Data provided.
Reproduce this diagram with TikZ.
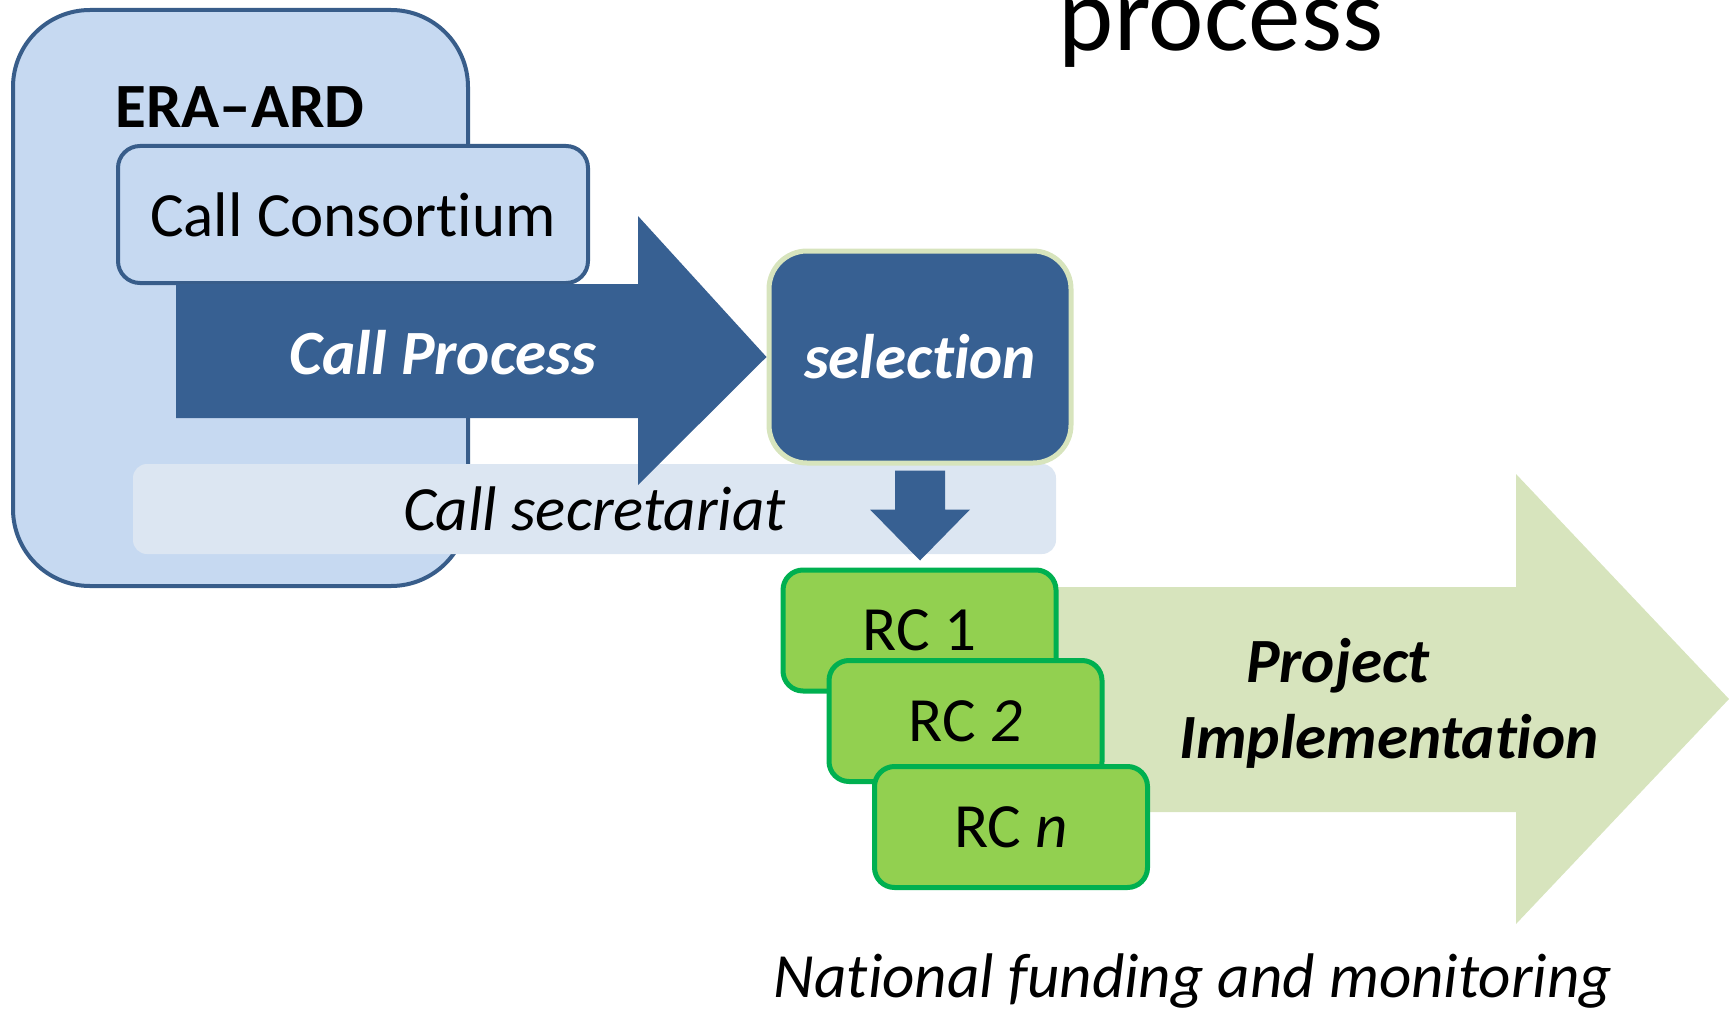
\documentclass[tikz,border=0pt]{standalone}
\usepackage{fontspec}
\setmainfont{Carlito}[Ligatures={CommonOff,ContextualOff},RawFeature={-liga;-clig;-calt}]
\usetikzlibrary{positioning}
\usetikzlibrary{calc}
\definecolor{eraFill}{HTML}{C6D9F1}
\definecolor{eraLine}{HTML}{385D8A}
\definecolor{callBlue}{HTML}{376092}
\definecolor{secFill}{HTML}{DCE6F2}
\definecolor{implFill}{HTML}{D7E4BD}
\definecolor{rcFill}{HTML}{92D050}
\definecolor{rcLine}{HTML}{00B050}

\begin{document}
\begin{tikzpicture}[x=0.5pt,y=-0.5pt,
		bigtext/.style={font=\fontsize{31.5}{38}\selectfont},
		blbox/.style={rectangle,rounded corners=11pt,draw=eraLine,fill=eraFill,line width=2pt,bigtext},
		rcbox/.style={rectangle,rounded corners=10pt,draw=rcLine,fill=rcFill,line width=2.5pt,minimum width=136.5pt,minimum height=60.5pt,bigtext}]
		\useasboundingbox (0,0) rectangle (1729,1011);
		\clip (0,0) rectangle (1729,1011);
		\node[font=\fontsize{52.5}{60}\selectfont,anchor=base] (title) at (1221,51) {process};
		% ERA-ARD and the call
		\node[blbox,rounded corners=38.5pt,minimum width=227.5pt,minimum height=288pt] (era) at (240.5,298) {};
		\node[bigtext,anchor=base] (eralabel) at (240,127) {\bfseries ERA–ARD};
		\node[blbox,minimum width=235pt,minimum height=68.5pt] (cons) at (353,214.5) {Call Consortium};
		\node[rectangle,rounded corners=7pt,fill=secFill,minimum width=461.5pt,minimum height=45pt,bigtext] (sec) at (594.5,509) {\itshape Call secretariat};
		\node[rectangle,rounded corners=19pt,fill=callBlue,draw=implFill,line width=2.5pt,minimum width=151pt,minimum height=106pt,bigtext,text=white] (sel) at (920,357) {\bfseries\itshape selection};
		\fill[callBlue] (176,284) -- (638,284) -- (638,216) -- (sel.west) -- (638,485) -- (638,418) -- (176,418) -- cycle;
		\node[bigtext,text=white,anchor=base] (cp) at (443,374) {\bfseries\itshape Call Process};
		\fill[callBlue] ($(sel.south)+(-25,5)$) -- ($(sel.south)+(25,5)$) -- ($(sel.south)+(25,44)$) -- ($(sel.south)+(50,44)$) -- ($(sel.south)+(0,95)$) -- ($(sel.south)+(-50,44)$) -- ($(sel.south)+(-25,44)$) -- cycle;
		% implementation
		\fill[implFill] (900,587) -- (1516,587) -- (1516,474) -- (1729,699) -- (1516,924) -- (1516,812) -- (900,812) -- cycle;
		\node[bigtext,align=center] (impl) at (1389,703) {\bfseries\itshape Project\hspace*{51pt}\\\bfseries\itshape Implementation};
		\node[rcbox] (rc1) at (919.5,630.5) {RC 1};
		\node[rcbox] (rc2) at ($(rc1)+(46,90.5)$) {RC \textit{2}};
		\node[rcbox] (rcn) at ($(rc2)+(45.5,106)$) {RC \textit{n}};
		\node[bigtext,anchor=base] (nat) at (1193,997) {\itshape National funding and monitoring};
	\end{tikzpicture}
\end{document}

Instructions for the task.
Transcribe the full listing above exactly as it stands, minus the pictures.

Expected answer.
Reproduce this diagram with TikZ.
\documentclass[tikz,border=0pt]{standalone}
\usepackage{fontspec}
\setmainfont{Carlito}[Ligatures={CommonOff,ContextualOff},RawFeature={-liga;-clig;-calt}]
\usetikzlibrary{positioning}
\usetikzlibrary{calc}
\definecolor{eraFill}{HTML}{C6D9F1}
\definecolor{eraLine}{HTML}{385D8A}
\definecolor{callBlue}{HTML}{376092}
\definecolor{secFill}{HTML}{DCE6F2}
\definecolor{implFill}{HTML}{D7E4BD}
\definecolor{rcFill}{HTML}{92D050}
\definecolor{rcLine}{HTML}{00B050}

\begin{document}
\begin{tikzpicture}[x=0.5pt,y=-0.5pt,
		bigtext/.style={font=\fontsize{31.5}{38}\selectfont},
		blbox/.style={rectangle,rounded corners=11pt,draw=eraLine,fill=eraFill,line width=2pt,bigtext},
		rcbox/.style={rectangle,rounded corners=10pt,draw=rcLine,fill=rcFill,line width=2.5pt,minimum width=136.5pt,minimum height=60.5pt,bigtext}]
		\useasboundingbox (0,0) rectangle (1729,1011);
		\clip (0,0) rectangle (1729,1011);
		\node[font=\fontsize{52.5}{60}\selectfont,anchor=base] (title) at (1221,51) {process};
		% ERA-ARD and the call
		\node[blbox,rounded corners=38.5pt,minimum width=227.5pt,minimum height=288pt] (era) at (240.5,298) {};
		\node[bigtext,anchor=base] (eralabel) at (240,127) {\bfseries ERA–ARD};
		\node[blbox,minimum width=235pt,minimum height=68.5pt] (cons) at (353,214.5) {Call Consortium};
		\node[rectangle,rounded corners=7pt,fill=secFill,minimum width=461.5pt,minimum height=45pt,bigtext] (sec) at (594.5,509) {\itshape Call secretariat};
		\node[rectangle,rounded corners=19pt,fill=callBlue,draw=implFill,line width=2.5pt,minimum width=151pt,minimum height=106pt,bigtext,text=white] (sel) at (920,357) {\bfseries\itshape selection};
		\fill[callBlue] (176,284) -- (638,284) -- (638,216) -- (sel.west) -- (638,485) -- (638,418) -- (176,418) -- cycle;
		\node[bigtext,text=white,anchor=base] (cp) at (443,374) {\bfseries\itshape Call Process};
		\fill[callBlue] ($(sel.south)+(-25,5)$) -- ($(sel.south)+(25,5)$) -- ($(sel.south)+(25,44)$) -- ($(sel.south)+(50,44)$) -- ($(sel.south)+(0,95)$) -- ($(sel.south)+(-50,44)$) -- ($(sel.south)+(-25,44)$) -- cycle;
		% implementation
		\fill[implFill] (900,587) -- (1516,587) -- (1516,474) -- (1729,699) -- (1516,924) -- (1516,812) -- (900,812) -- cycle;
		\node[bigtext,align=center] (impl) at (1389,703) {\bfseries\itshape Project\hspace*{51pt}\\\bfseries\itshape Implementation};
		\node[rcbox] (rc1) at (919.5,630.5) {RC 1};
		\node[rcbox] (rc2) at ($(rc1)+(46,90.5)$) {RC \textit{2}};
		\node[rcbox] (rcn) at ($(rc2)+(45.5,106)$) {RC \textit{n}};
		\node[bigtext,anchor=base] (nat) at (1193,997) {\itshape National funding and monitoring};
	\end{tikzpicture}
\end{document}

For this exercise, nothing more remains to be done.